Oi Rafinha, fazia tempo que não lia e/ou comentava direto no blog, mas o tema saudade me é recorrente. Em duas semanas fará um ano que minha mãe se foi. Já perdi a todos que amei intensamente, as avós, inclusive a que me criou, a madrinha que ajudou minha avó, e a minha Bá, que ajudou as outras duas, e por fim minha mãe. Perder é um modo da gente se expressar, pois essas pessoinhas que tanto amamos e tanto nos amaram deixam em nós esse legado eterno de bem viver, e porque não bem morrer, cada uma com sua cruz a carregar. Que Deus em sua infinita sabedoria e em qualquer de suas formas manifeste o consolo carinhoso em seu coração, sempre. Beijos. Ma

Cris Medeiros disse...

Eu tive que lidar com poucas perdas por morte, e ainda não de uma pessoa muito próxima, ou da família. Faço uma idéia de como seja, mas não posso dizer que sei exatamente como é.

E curioso o seu relato, me faz acreditar ainda mais que existe vida depois da morte.

Beijocas

Cesinha disse...

Bem, minha vida talvez tenha se iniciado de verdade no dia em que um primo muito querido meu nos deixou. Naquele dia eu decidi que seria médico. Se hoje estou aqui, devo muito disso a ele.
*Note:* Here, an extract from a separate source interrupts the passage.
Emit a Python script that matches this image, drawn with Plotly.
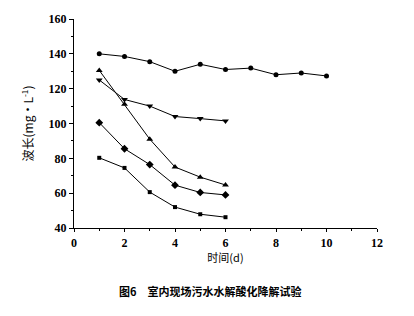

Nem preciso dizer que minha vida é um constante interrogar a morte. No início era como se ela fosse um espectro às minhas costas. Com tempo o meu questionar foi se direcionando às razões da vida. Sempre que a interrogo hoje é para pedir satisfações da vida, entende?!

Um abraço bem forte!

railer disse...

lendo isso fiquei com lágrimas nos olhos... hoje faz quatro anos que minha avó materna se foi (eu cheguei a falar na época no blog) e sinto muitas saudades dela tb.
como a tua, a minha querida vovó hilda, tb teve problemas, foi pro hospital e depois voltou pra casa, recebendo cuidados de todos ao redor.